Impulsados los Santos por el ardiente deseo de morir por Cristo determinaron prepararse convenientemente para algo tan importante y trascendental en sus vidas. El tiempo que medió entre la llegada de los primeros religiosos que pisaron alborozados tierras ceutíes y la llegada de los que quedaron, no transcurrió en vano, sino que Daniel y sus compañeros lo emplearon en predicar la palabra divina a los cristianos, que los acogieron caritativamente. Los cristianos, cuando supieron sus propósitos, intentaron disuadirlos pero ellos reafirmaron más su voluntad decidida de morir por Jesús.
El viernes, día primero de octubre, según nuestros cálculos, conversaron en secreto acerca de la salvación de sus almas y de las de los infieles, en definitiva objetivo fundamental de su arriesgada empresa. El sábado se confesaron con el fin de merecer mejor la gracia incomparable del martirio, limpios de toda culpa. El mismo día recibieron la Sagrada Comunión de manos de San Daniel. Terminando el sábado por la tarde con una celebración en la que se lavaron los pies tal como dice el apóstol San Juan: "Cuando les hubo lavado los pies, les dijo: «¿Entendéis lo que he hecho con vosotros?. Vosotros me llamáis Maestro y Señor. Si Yo, pues, os he lavado los pies siendo vuestro Señor también debéis lavaros vosotros los pies unos a otros»."
El domingo serían las del alba cuando entraron los siete religiosos en la ciudad secretamente, porque no le estaba permitido a ningún cristiano entrar en ella sin especial licencia de los sarracenos.
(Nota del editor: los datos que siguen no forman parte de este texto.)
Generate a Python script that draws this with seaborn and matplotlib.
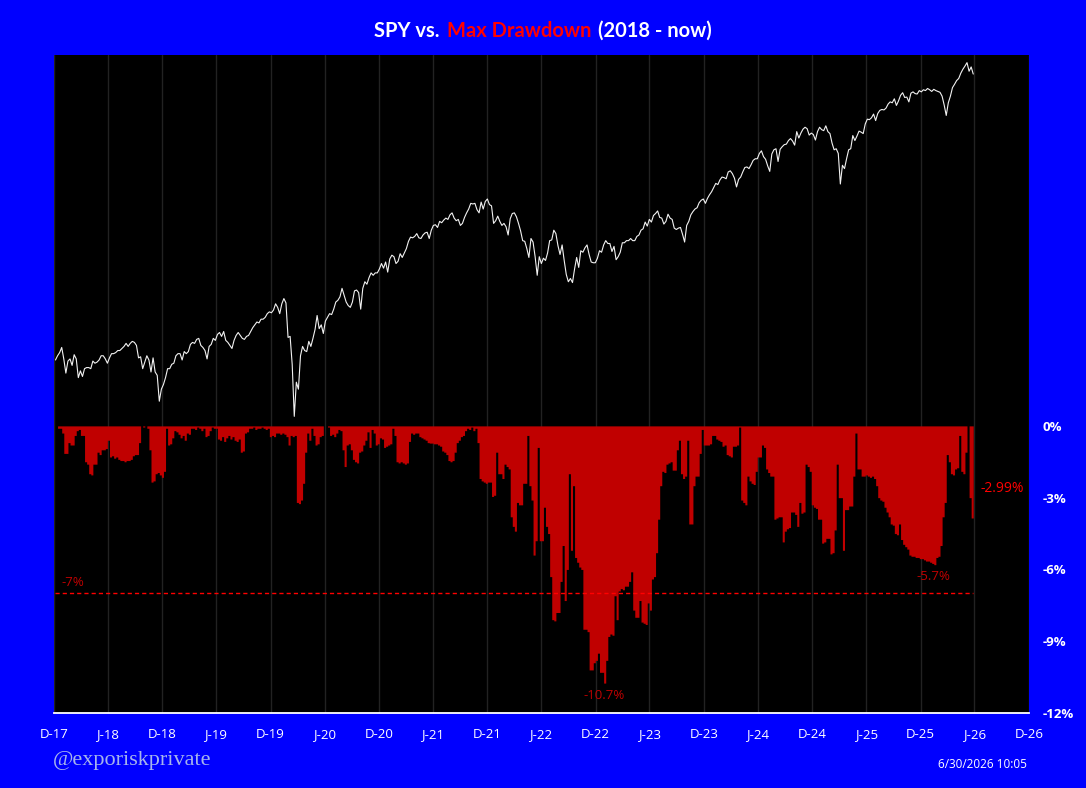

Con intrépido valor, confortados con el divino hálito, cubiertas las cabezas de cenizas, discurrían los Santos por las calles y plazas donde había más concurrencia de infieles gritando a voz en grito que no hay salvación fuera del nombre de Jesús. Ante tan extraña novedad se le reunieron gran número de moros, a quienes les dirigieron estas palabras: «Christianos somos i ministros de JesuChristo, a quien adoramos por verdadero Dios; su Ley proffesamos sancta, i justa, dada, i enseñada por el mismo Señor a los hombres. La vuestra, i todas las demás fuera desta no son leyes, sino abusos, i invenciones de satanás. Vuestro profeta padre fue de mentiras, autor de tinieblas, ponçoña de vuestras almas. Vosotros ciegos en los pasos de otro ciego, corréis engañados a la bienaventurança, q'el fingio de gustos comunes a bestias, mas en la verdad a tormentos comunes con los demonios».
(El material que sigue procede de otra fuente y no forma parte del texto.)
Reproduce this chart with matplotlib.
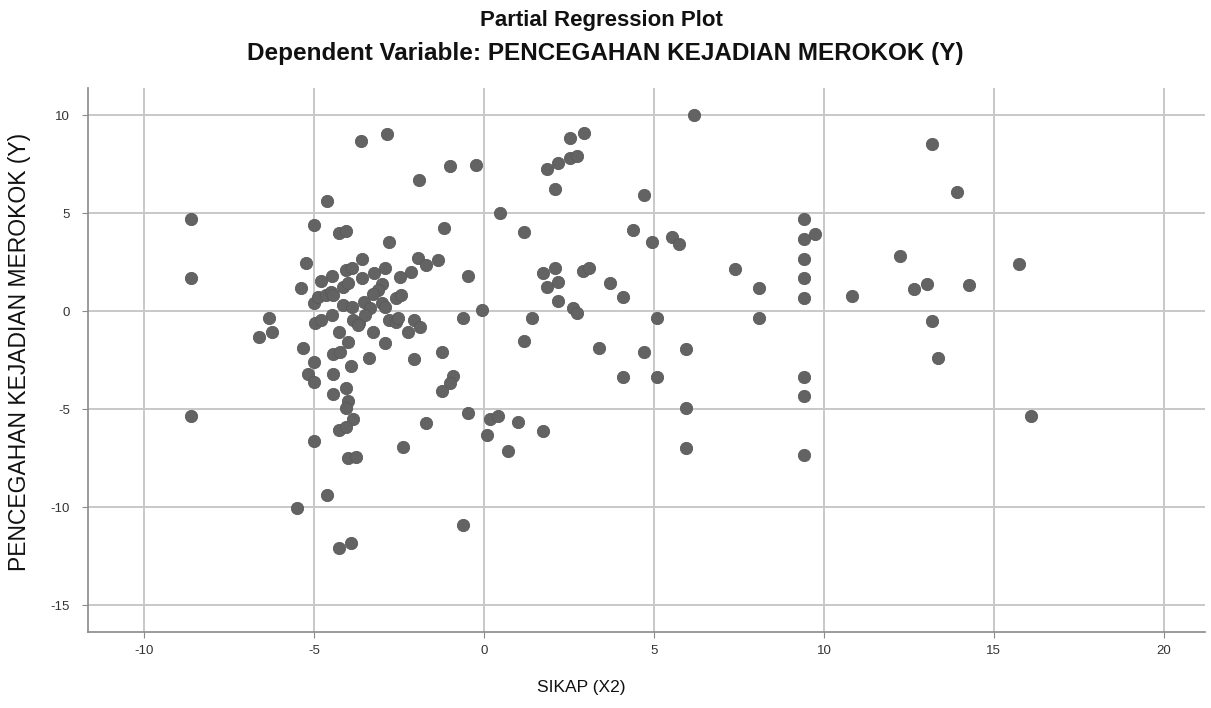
import matplotlib
matplotlib.use("Agg")
import matplotlib.pyplot as plt

# partial regression residuals
sikap = [
    -8.63, -8.63, -8.63,
    -6.34, -6.25, -6.63, -5.34, -5.25, -5.37, -5.01, -4.81, -5.01, -4.87, -4.66, -4.51, -4.43,
    -4.96, -4.81, -4.99, -5.19, -4.99, -4.99, -4.63, -4.28, -4.07, -2.81, -1.93, -1.72, -1.34,
    -3.60, -4.46, -4.07, -3.87, -3.25, -2.90, -2.46, -2.16, -4.16, -3.99, -3.60, -2.99, -3.13,
    -3.28, -4.16, -3.87, -3.54, -3.34, -2.99, -2.90, -2.60, -2.43, -4.46, -3.84, -3.69, -3.49,
    -3.72, -2.81, -2.60, -2.54, -2.07, -1.87, -4.28, -3.28, -2.25, -3.99, -2.90, -4.43, -4.25,
    -3.37, -2.07, -3.90, -4.43, -4.07, -4.43, -4.01, -4.07, -3.84, -4.28, -4.07, -2.37, -3.99,
    -3.78, -4.63, -5.51, -4.28, -3.90,
    -1.90, -2.84, -3.62, -1.01, -0.25, -1.19, -0.46, -0.07, -0.63, -1.25, -0.90, -0.99, -1.25,
    -0.46, -1.72, 0.19, 0.40, 1.01, 1.75, 0.10, 0.72, -0.63,
    0.46, 1.19, 1.84, 2.19, 2.54, 2.93, 2.54, 2.75, 2.10, 1.75, 2.10, 2.90, 3.10, 1.84, 2.19,
    3.72, 2.19, 2.63, 2.75, 1.40, 1.19, 3.37, 4.10, 4.37, 4.72, 4.93, 5.54, 5.75, 5.10, 4.72,
    5.93, 4.10, 5.10, 5.93, 5.93, 6.19,
    7.37, 8.10, 8.10, 9.40, 9.40, 9.75, 9.40, 9.40, 9.40, 10.84, 9.40, 9.40, 9.40,
    12.24, 12.66, 13.04, 14.28, 15.75, 13.19, 13.93, 13.19, 13.37, 16.10,
]
pencegahan = [
    4.69, 1.68, -5.36,
    -0.36, -1.07, -1.33, -1.89, 2.45, 1.17, 4.39, 1.53, 0.41, 0.71, 0.82, 0.97, 0.82,
    -0.61, -0.46, -2.60, -3.21, -3.62, -6.63, 5.61, 3.98, 4.08, 3.52, 2.70, 2.35, 2.60,
    2.65, 1.79, 2.09, 2.19, 1.94, 2.19, 1.73, 1.99, 1.22, 1.43, 1.68, 1.38, 1.07,
    0.87, 0.31, 0.20, 0.46, 0.15, 0.41, 0.20, 0.66, 0.82, -0.20, -0.46, -0.61, -0.20,
    -0.71, -0.46, -0.56, -0.36, -0.46, -0.82, -1.07, -1.07, -1.07, -1.58, -1.63, -2.19, -2.09,
    -2.40, -2.45, -2.81, -3.21, -3.93, -4.23, -4.59, -4.95, -5.51, -6.07, -5.92, -6.94, -7.50,
    -7.45, -9.39, -10.05, -12.09, -11.84,
    6.68, 9.03, 8.67, 7.40, 7.45, 4.23, 1.79, 0.05, -0.36, -2.09, -3.32, -3.67, -4.08,
    -5.20, -5.71, -5.51, -5.36, -5.66, -6.12, -6.33, -7.14, -10.92,
    5.00, 4.03, 7.24, 7.55, 8.83, 9.08, 7.81, 7.91, 6.22, 1.94, 2.19, 2.04, 2.19, 1.22, 1.48,
    1.43, 0.51, 0.15, -0.10, -0.36, -1.53, -1.89, 0.71, 4.13, 5.92, 3.52, 3.78, 3.42, -0.36, -2.09,
    -1.94, -3.37, -3.37, -4.95, -6.99, 10.0,
    2.14, 1.17, -0.36, 4.69, 3.67, 3.93, 2.65, 1.68, 0.66, 0.77, -3.37, -4.34, -7.35,
    2.84, 1.12, 1.38, 1.33, 2.40, 8.52, 6.07, -0.51, -2.40, -5.36,
]

x_ticks = [-10, -5, 0, 5, 10, 15, 20]
y_ticks = [10, 5, 0, -5, -10, -15]

plt.rcParams['font.family'] = ['Liberation Sans', 'DejaVu Sans']
plt.rcParams['axes.unicode_minus'] = False

fig = plt.figure(figsize=(12.11, 7.08), dpi=100)
ax = fig.add_axes([0.0727, 0.107, 0.922, 0.769])

ax.scatter(sikap, pencegahan, s=78, color='#636363', edgecolors='#5a5a5a',
           linewidths=0.6, zorder=3)

ax.set_xlim(-11.65, 21.2)
ax.set_ylim(-16.38, 11.4)
ax.set_xticks(x_ticks)
ax.set_yticks(y_ticks)
ax.grid(True, color='#c8c8c8', linewidth=1.4, zorder=0)
ax.set_axisbelow(True)

for side in ['top', 'right']:
    ax.spines[side].set_visible(False)
for side in ['left', 'bottom']:
    ax.spines[side].set_color('#8a8a8a')
    ax.spines[side].set_linewidth(1.2)
ax.tick_params(colors='#8a8a8a', length=4, labelsize=9.5, labelcolor='#333333', pad=5)
ax.tick_params(axis='y', pad=9)

ax.set_xlabel('SIKAP (X2)', fontsize=12.5, color='#111111')
ax.xaxis.set_label_coords(0.442, -0.088)
ax.set_ylabel('PENCEGAHAN KEJADIAN MEROKOK (Y)', fontsize=16.5, color='#111111')
ax.yaxis.set_label_coords(-0.051, 0.514)

fig.text(0.497, 0.971, 'Partial Regression Plot', ha='center', va='center',
         fontsize=16, fontweight='bold', color='#111111')
fig.text(0.5, 0.925, 'Dependent Variable: PENCEGAHAN KEJADIAN MEROKOK (Y)', ha='center',
         va='center', fontsize=17.5, fontweight='bold', color='#111111')

fig.savefig('out.png', dpi=100)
Cuando los moros oyeron semejante discurso, que hería las más sensibles fibras de aquella improvisada concurrencia, se encendió entre los infieles la ira, que los arrastró a lanzarse sobre los religiosos, llenándolos de injurias, bofetadas y golpes. Los letrados musulmanes prefirieron llevar el asunto por el rigor de la justicia antes que resolverlo con la muerte de los Santos a manos de la airada y alborotada turba. Observada, por el gobernador o juez Arbaldo, la extraña e insólita forma de proceder de aquellos hombres, su indumentaria, sus cabezas tonsas y cubiertas de cenizas, su inaudita intrepidez, los reputó fatuos y faltos de sentido, ordenando que los encarcelaran para poner a prueba su constancia.
Ocho días estuvieron nuestros Mártires encarcelados en inmundas y oscuras mazmorras, recibiendo, sin duda, toda clase de tormentos, injurias y vejaciones, aunque no se sabe con certeza en qué consistían los tormentos padecidos. En la prisión tuvo lugar un prodigio con el que Dios quiso patentizar la virtud y santidad de los siete frailes menores, haciendo que las mazmorras se inundaran de luz y esplendor, que se rompieran las gruesas cadenas que atenazaban sus manos y sus pies, mientras ellos, con cánticos jubilosos, alababan y bendecían a Dios. Arbaldo, agotados todos sus medios de persuasión que tenía a su alcance, lleno de ira ante la inconmovible constancia de los Mártires, decretó inmediatamente la sentencia de muerte.